ASSOCHAM quoted the following challenges confronted by India’s pulp and paper industry ‘high cost of production caused by inadequate availability and high cost of raw materials, power cost and concentration of mills in one particular area, non-availability of good-quality fiber, uneconomical plant size, technological obsolescence and environmental challenges.
Indian markets buy pulp wood at $50 per metric tonne which is comparatively more than several other international players buying for just $30. While issues related to technology, capacity and environment come directly under the purview of companies; raw material shortage is a disadvantage affecting all domestic companies.

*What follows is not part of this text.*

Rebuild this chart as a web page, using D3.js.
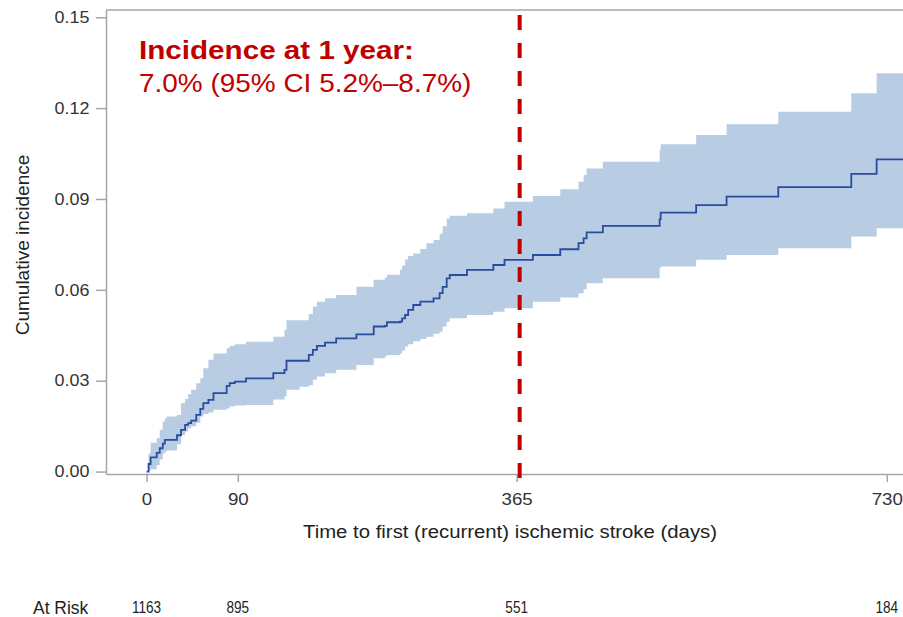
<!DOCTYPE html>
<html>
<head>
<meta charset="utf-8">
<script src="https://cdn.jsdelivr.net/npm/d3@7"></script>
<style>
  html, body { margin: 0; padding: 0; background: #fff; }
  svg { display: block; font-family: "Liberation Sans", Arial, sans-serif; }
</style>
</head>
<body>
<svg id="chart" width="903" height="617"></svg>
<script>
// ---- Data ----
const days =      [0, 2, 4, 10, 13, 16, 18, 20, 30, 34, 38, 41, 44, 49, 53, 56, 61, 66, 79, 82, 87, 98, 125, 136, 138, 151, 160, 164, 168, 176, 187, 207, 224, 235, 237, 250, 252, 255, 258, 263, 270, 276, 283, 289, 292, 296, 299, 316, 342, 353, 381, 408, 426, 431, 434, 450, 506, 507, 542, 572, 623, 695, 720, 746];
const incidence = [0, .0025, .0047, .0062, .0077, .0092, .0105, .0105, .0120, .0138, .0154, .0160, .0168, .0187, .0207, .0226, .0237, .0259, .0283, .0292, .0297, .0308, .0325, .0336, .0366, .0366, .0385, .0402, .0415, .0426, .0440, .0453, .0479, .0481, .0493, .0495, .0506, .0517, .0534, .0550, .0561, .0561, .0572, .0589, .0610, .0638, .0649, .0666, .0682, .0699, .0715, .0734, .0754, .0770, .0790, .0811, .0833, .0855, .0880, .0908, .0939, .0983, .1031, .1031];
const ciLower =   [0, .0003, .0008, .0022, .0040, .0060, .0066, .0070, .0090, .0121, .0132, .0143, .0150, .0160, .0182, .0190, .0195, .0204, .0208, .0215, .0218, .0220, .0238, .0248, .0270, .0280, .0285, .0303, .0314, .0325, .0336, .0352, .0374, .0380, .0385, .0390, .0400, .0413, .0420, .0430, .0438, .0445, .0455, .0462, .0479, .0495, .0506, .0517, .0528, .0539, .0561, .0575, .0589, .0602, .0622, .0638, .0671, .0677, .0699, .0715, .0737, .0776, .0803, .0803];
const ciUpper =   [0, .0060, .0095, .0110, .0138, .0165, .0175, .0182, .0187, .0226, .0240, .0255, .0270, .0292, .0308, .0341, .0369, .0390, .0407, .0415, .0420, .0429, .0445, .0468, .0500, .0500, .0520, .0545, .0561, .0572, .0583, .0610, .0633, .0640, .0650, .0666, .0680, .0700, .0712, .0720, .0735, .0754, .0765, .0785, .0810, .0836, .0845, .0853, .0869, .0891, .0910, .0932, .0957, .0979, .1001, .1023, .1062, .1081, .1111, .1147, .1188, .1249, .1315, .1315];

const xTicks = [0, 90, 365, 730];
const yTicks = [0, 0.03, 0.06, 0.09, 0.12, 0.15];
const riskDays = [0, 90, 365, 730];
const atRisk = [1163, 895, 551, 184];
const markerDay = 365;
const titleLine1 = "Incidence at 1 year:";
const titleLine2 = "7.0% (95% CI 5.2%\u20138.7%)";
const xLabel = "Time to first (recurrent) ischemic stroke (days)";
const yLabel = "Cumulative incidence";

// ---- Layout ----
const svg = d3.select("#chart");
const x = d3.scaleLinear().domain([-40, 746]).range([106, 903]);
const y = d3.scaleLinear().domain([-0.0008, 0.1524]).range([474, 10]);

const data = days.map((d, i) => ({ day: d, est: incidence[i], lo: ciLower[i], hi: ciUpper[i] }));

const axisColor = "#a6a6a6";
const textColor = "#333";
const red = "#c00000";

// Confidence band
svg.append("path")
  .datum(data)
  .attr("fill", "#b8cce4")
  .attr("d", d3.area().curve(d3.curveStepAfter)
    .x(d => x(d.day)).y0(d => y(d.lo)).y1(d => y(d.hi)));

// Estimate line
svg.append("path")
  .datum(data)
  .attr("fill", "none")
  .attr("stroke", "#2a4c9e")
  .attr("stroke-width", 1.8)
  .attr("d", d3.line().curve(d3.curveStepAfter)
    .x(d => x(d.day)).y(d => y(d.est)));

// Top frame line
svg.append("line")
  .attr("x1", x.range()[0]).attr("x2", x.range()[1])
  .attr("y1", y.range()[1]).attr("y2", y.range()[1])
  .attr("stroke", axisColor).attr("stroke-width", 1.5);

// Y axis
const gy = svg.append("g")
  .attr("transform", `translate(${x.range()[0]},0)`)
  .call(d3.axisLeft(y).tickValues(yTicks).tickFormat(d3.format(".2f"))
    .tickSize(10).tickSizeOuter(0).tickPadding(5));
gy.select(".domain").attr("stroke", axisColor).attr("stroke-width", 1.5);
gy.selectAll(".tick line").attr("stroke", axisColor).attr("stroke-width", 1.5);
gy.selectAll(".tick text")
  .attr("fill", textColor).attr("font-size", 16.3)
  .attr("font-family", "Liberation Sans, Arial, sans-serif")
  .attr("transform", "scale(1.1,1)");

// X axis
const gx = svg.append("g")
  .attr("transform", `translate(0,${y.range()[0]})`)
  .call(d3.axisBottom(x).tickValues(xTicks).tickFormat(d3.format("d"))
    .tickSize(8).tickSizeOuter(0).tickPadding(11));
gx.select(".domain").attr("stroke", axisColor).attr("stroke-width", 1.5);
gx.selectAll(".tick line").attr("stroke", axisColor).attr("stroke-width", 1.5);
gx.selectAll(".tick text")
  .attr("fill", textColor).attr("font-size", 17)
  .attr("font-family", "Liberation Sans, Arial, sans-serif")
  .attr("transform", "scale(1.1,1)");

// Red dashed 1-year marker
svg.append("line")
  .attr("x1", x(markerDay) + 3).attr("x2", x(markerDay) + 3)
  .attr("y1", 15).attr("y2", y.range()[0] + 4)
  .attr("stroke", red).attr("stroke-width", 4)
  .attr("stroke-dasharray", "15,13");

// Annotation
svg.append("text")
  .attr("transform", "translate(139,59) scale(1.14,1)")
  .attr("fill", red).attr("font-size", 26).attr("font-weight", "bold")
  .text(titleLine1);
svg.append("text")
  .attr("transform", "translate(139,92) scale(1.075,1)")
  .attr("fill", red).attr("font-size", 26)
  .text(titleLine2);

// Axis titles
svg.append("text")
  .attr("transform", "translate(510,538) scale(1.1,1)")
  .attr("text-anchor", "middle")
  .attr("fill", "#222").attr("font-size", 18.5)
  .text(xLabel);
svg.append("text")
  .attr("transform", "translate(29,245) rotate(-90)")
  .attr("text-anchor", "middle")
  .attr("fill", "#222").attr("font-size", 19)
  .text(yLabel);

// At-risk row
svg.append("text")
  .attr("transform", "translate(33,614) scale(0.92,1)")
  .attr("fill", "#222").attr("font-size", 19)
  .text("At Risk");
svg.selectAll(".risk")
  .data(riskDays)
  .enter().append("text")
  .attr("class", "risk")
  .attr("transform", (d) => `translate(${x(d)},613) scale(0.85,1)`)
  .attr("text-anchor", "middle")
  .attr("fill", "#222").attr("font-size", 16)
  .text((d, i) => atRisk[i]);
</script>
</body>
</html>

Many mills in India don’t have integrated wet-end systems in overall control strategy. Forward control strategy results in impressive quality gains. Similarly energy, a significant cost in production cycle, is also paid less attention in terms of monitoring overall consumption of power across various sections of the plant. Electrical system integration, intelligent motor control centres with DCS (Distributed Control Systems) all will monitor overall energy consumption. Another area is integration of real-time information system on raw material flow which ultimately controls quality at various stages.
There is a lack of coordination between the automation department and IT within the mill. ERP systems, supply chain management systems and manufacturing execution systems (collaborative production management systems) are not paid adequate attention from the Indian paper industry players. Result, Indian Pulp and Paper industry has more to achieve to be the best and efficient in the world.
Traditional automation systems cannot help businesses survive in present day world industrial scenario. Integrated automation along with enterprise systems can enable Indian Pulp and Paper industries to gain competitive advantage.